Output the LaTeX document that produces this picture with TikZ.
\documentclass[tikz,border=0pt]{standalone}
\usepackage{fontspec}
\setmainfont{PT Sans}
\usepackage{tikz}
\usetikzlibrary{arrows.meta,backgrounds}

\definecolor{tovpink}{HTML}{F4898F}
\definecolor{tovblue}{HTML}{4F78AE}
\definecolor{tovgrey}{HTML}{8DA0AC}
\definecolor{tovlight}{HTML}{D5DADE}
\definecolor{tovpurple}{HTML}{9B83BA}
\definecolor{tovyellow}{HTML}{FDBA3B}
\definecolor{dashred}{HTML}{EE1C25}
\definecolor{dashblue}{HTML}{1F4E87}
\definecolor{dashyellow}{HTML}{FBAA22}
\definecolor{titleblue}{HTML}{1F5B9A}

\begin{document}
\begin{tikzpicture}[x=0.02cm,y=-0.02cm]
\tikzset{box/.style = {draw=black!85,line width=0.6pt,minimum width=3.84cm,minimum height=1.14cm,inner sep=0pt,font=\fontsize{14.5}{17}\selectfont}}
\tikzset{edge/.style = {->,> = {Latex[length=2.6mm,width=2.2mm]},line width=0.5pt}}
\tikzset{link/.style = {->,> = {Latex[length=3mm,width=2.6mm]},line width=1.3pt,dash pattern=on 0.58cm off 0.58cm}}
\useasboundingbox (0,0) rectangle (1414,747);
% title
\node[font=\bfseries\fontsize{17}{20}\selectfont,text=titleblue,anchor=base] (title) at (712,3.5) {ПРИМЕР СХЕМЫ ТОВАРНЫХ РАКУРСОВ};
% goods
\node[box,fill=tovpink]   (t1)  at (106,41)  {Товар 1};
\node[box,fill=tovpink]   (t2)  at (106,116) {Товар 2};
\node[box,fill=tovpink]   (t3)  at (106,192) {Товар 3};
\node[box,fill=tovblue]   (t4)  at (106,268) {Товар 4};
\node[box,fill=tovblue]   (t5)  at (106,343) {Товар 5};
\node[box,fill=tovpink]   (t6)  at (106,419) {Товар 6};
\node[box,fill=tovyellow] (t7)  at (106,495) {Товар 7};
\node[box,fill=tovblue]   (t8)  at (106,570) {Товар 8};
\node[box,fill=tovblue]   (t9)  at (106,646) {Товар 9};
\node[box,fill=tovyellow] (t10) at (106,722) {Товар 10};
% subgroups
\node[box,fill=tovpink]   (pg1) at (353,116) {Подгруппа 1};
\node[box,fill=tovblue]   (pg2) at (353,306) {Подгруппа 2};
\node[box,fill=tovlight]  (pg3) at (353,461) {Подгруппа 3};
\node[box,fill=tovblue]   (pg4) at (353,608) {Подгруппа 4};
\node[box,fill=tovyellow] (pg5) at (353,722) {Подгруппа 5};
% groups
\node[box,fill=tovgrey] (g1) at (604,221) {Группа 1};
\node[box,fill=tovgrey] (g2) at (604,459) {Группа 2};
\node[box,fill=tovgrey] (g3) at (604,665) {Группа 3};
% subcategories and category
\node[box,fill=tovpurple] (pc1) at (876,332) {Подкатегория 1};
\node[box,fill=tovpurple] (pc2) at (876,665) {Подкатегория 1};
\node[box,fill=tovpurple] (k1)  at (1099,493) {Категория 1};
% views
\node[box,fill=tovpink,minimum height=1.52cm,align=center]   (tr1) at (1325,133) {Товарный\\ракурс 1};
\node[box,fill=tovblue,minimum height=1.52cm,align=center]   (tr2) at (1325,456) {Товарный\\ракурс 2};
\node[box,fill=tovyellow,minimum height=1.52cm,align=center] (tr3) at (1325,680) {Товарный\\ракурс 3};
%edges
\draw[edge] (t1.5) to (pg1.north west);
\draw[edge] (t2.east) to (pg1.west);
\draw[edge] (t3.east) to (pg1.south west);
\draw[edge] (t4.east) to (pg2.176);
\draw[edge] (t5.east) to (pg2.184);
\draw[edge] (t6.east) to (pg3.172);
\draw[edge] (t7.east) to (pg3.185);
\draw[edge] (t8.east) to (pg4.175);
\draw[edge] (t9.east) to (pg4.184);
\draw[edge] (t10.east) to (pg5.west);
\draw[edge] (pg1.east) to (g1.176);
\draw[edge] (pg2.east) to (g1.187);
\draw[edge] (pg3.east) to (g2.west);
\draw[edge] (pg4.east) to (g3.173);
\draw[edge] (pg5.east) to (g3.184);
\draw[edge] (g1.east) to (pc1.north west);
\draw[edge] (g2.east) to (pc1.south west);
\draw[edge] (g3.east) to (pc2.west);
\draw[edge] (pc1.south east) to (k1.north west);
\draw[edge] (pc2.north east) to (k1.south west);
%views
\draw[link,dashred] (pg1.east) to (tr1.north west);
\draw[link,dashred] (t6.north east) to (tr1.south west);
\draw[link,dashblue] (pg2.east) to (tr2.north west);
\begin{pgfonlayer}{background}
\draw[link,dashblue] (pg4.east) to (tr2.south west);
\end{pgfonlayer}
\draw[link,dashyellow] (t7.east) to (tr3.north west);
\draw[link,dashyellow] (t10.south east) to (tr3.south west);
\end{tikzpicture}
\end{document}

[Given request] Every line above should be retyped exactly as given.

[Task answer]
Output the LaTeX document that produces this picture with TikZ.
\documentclass[tikz,border=0pt]{standalone}
\usepackage{fontspec}
\setmainfont{PT Sans}
\usepackage{tikz}
\usetikzlibrary{arrows.meta,backgrounds}

\definecolor{tovpink}{HTML}{F4898F}
\definecolor{tovblue}{HTML}{4F78AE}
\definecolor{tovgrey}{HTML}{8DA0AC}
\definecolor{tovlight}{HTML}{D5DADE}
\definecolor{tovpurple}{HTML}{9B83BA}
\definecolor{tovyellow}{HTML}{FDBA3B}
\definecolor{dashred}{HTML}{EE1C25}
\definecolor{dashblue}{HTML}{1F4E87}
\definecolor{dashyellow}{HTML}{FBAA22}
\definecolor{titleblue}{HTML}{1F5B9A}

\begin{document}
\begin{tikzpicture}[x=0.02cm,y=-0.02cm]
\tikzset{box/.style = {draw=black!85,line width=0.6pt,minimum width=3.84cm,minimum height=1.14cm,inner sep=0pt,font=\fontsize{14.5}{17}\selectfont}}
\tikzset{edge/.style = {->,> = {Latex[length=2.6mm,width=2.2mm]},line width=0.5pt}}
\tikzset{link/.style = {->,> = {Latex[length=3mm,width=2.6mm]},line width=1.3pt,dash pattern=on 0.58cm off 0.58cm}}
\useasboundingbox (0,0) rectangle (1414,747);
% title
\node[font=\bfseries\fontsize{17}{20}\selectfont,text=titleblue,anchor=base] (title) at (712,3.5) {ПРИМЕР СХЕМЫ ТОВАРНЫХ РАКУРСОВ};
% goods
\node[box,fill=tovpink]   (t1)  at (106,41)  {Товар 1};
\node[box,fill=tovpink]   (t2)  at (106,116) {Товар 2};
\node[box,fill=tovpink]   (t3)  at (106,192) {Товар 3};
\node[box,fill=tovblue]   (t4)  at (106,268) {Товар 4};
\node[box,fill=tovblue]   (t5)  at (106,343) {Товар 5};
\node[box,fill=tovpink]   (t6)  at (106,419) {Товар 6};
\node[box,fill=tovyellow] (t7)  at (106,495) {Товар 7};
\node[box,fill=tovblue]   (t8)  at (106,570) {Товар 8};
\node[box,fill=tovblue]   (t9)  at (106,646) {Товар 9};
\node[box,fill=tovyellow] (t10) at (106,722) {Товар 10};
% subgroups
\node[box,fill=tovpink]   (pg1) at (353,116) {Подгруппа 1};
\node[box,fill=tovblue]   (pg2) at (353,306) {Подгруппа 2};
\node[box,fill=tovlight]  (pg3) at (353,461) {Подгруппа 3};
\node[box,fill=tovblue]   (pg4) at (353,608) {Подгруппа 4};
\node[box,fill=tovyellow] (pg5) at (353,722) {Подгруппа 5};
% groups
\node[box,fill=tovgrey] (g1) at (604,221) {Группа 1};
\node[box,fill=tovgrey] (g2) at (604,459) {Группа 2};
\node[box,fill=tovgrey] (g3) at (604,665) {Группа 3};
% subcategories and category
\node[box,fill=tovpurple] (pc1) at (876,332) {Подкатегория 1};
\node[box,fill=tovpurple] (pc2) at (876,665) {Подкатегория 1};
\node[box,fill=tovpurple] (k1)  at (1099,493) {Категория 1};
% views
\node[box,fill=tovpink,minimum height=1.52cm,align=center]   (tr1) at (1325,133) {Товарный\\ракурс 1};
\node[box,fill=tovblue,minimum height=1.52cm,align=center]   (tr2) at (1325,456) {Товарный\\ракурс 2};
\node[box,fill=tovyellow,minimum height=1.52cm,align=center] (tr3) at (1325,680) {Товарный\\ракурс 3};
%edges
\draw[edge] (t1.5) to (pg1.north west);
\draw[edge] (t2.east) to (pg1.west);
\draw[edge] (t3.east) to (pg1.south west);
\draw[edge] (t4.east) to (pg2.176);
\draw[edge] (t5.east) to (pg2.184);
\draw[edge] (t6.east) to (pg3.172);
\draw[edge] (t7.east) to (pg3.185);
\draw[edge] (t8.east) to (pg4.175);
\draw[edge] (t9.east) to (pg4.184);
\draw[edge] (t10.east) to (pg5.west);
\draw[edge] (pg1.east) to (g1.176);
\draw[edge] (pg2.east) to (g1.187);
\draw[edge] (pg3.east) to (g2.west);
\draw[edge] (pg4.east) to (g3.173);
\draw[edge] (pg5.east) to (g3.184);
\draw[edge] (g1.east) to (pc1.north west);
\draw[edge] (g2.east) to (pc1.south west);
\draw[edge] (g3.east) to (pc2.west);
\draw[edge] (pc1.south east) to (k1.north west);
\draw[edge] (pc2.north east) to (k1.south west);
%views
\draw[link,dashred] (pg1.east) to (tr1.north west);
\draw[link,dashred] (t6.north east) to (tr1.south west);
\draw[link,dashblue] (pg2.east) to (tr2.north west);
\begin{pgfonlayer}{background}
\draw[link,dashblue] (pg4.east) to (tr2.south west);
\end{pgfonlayer}
\draw[link,dashyellow] (t7.east) to (tr3.north west);
\draw[link,dashyellow] (t10.south east) to (tr3.south west);
\end{tikzpicture}
\end{document}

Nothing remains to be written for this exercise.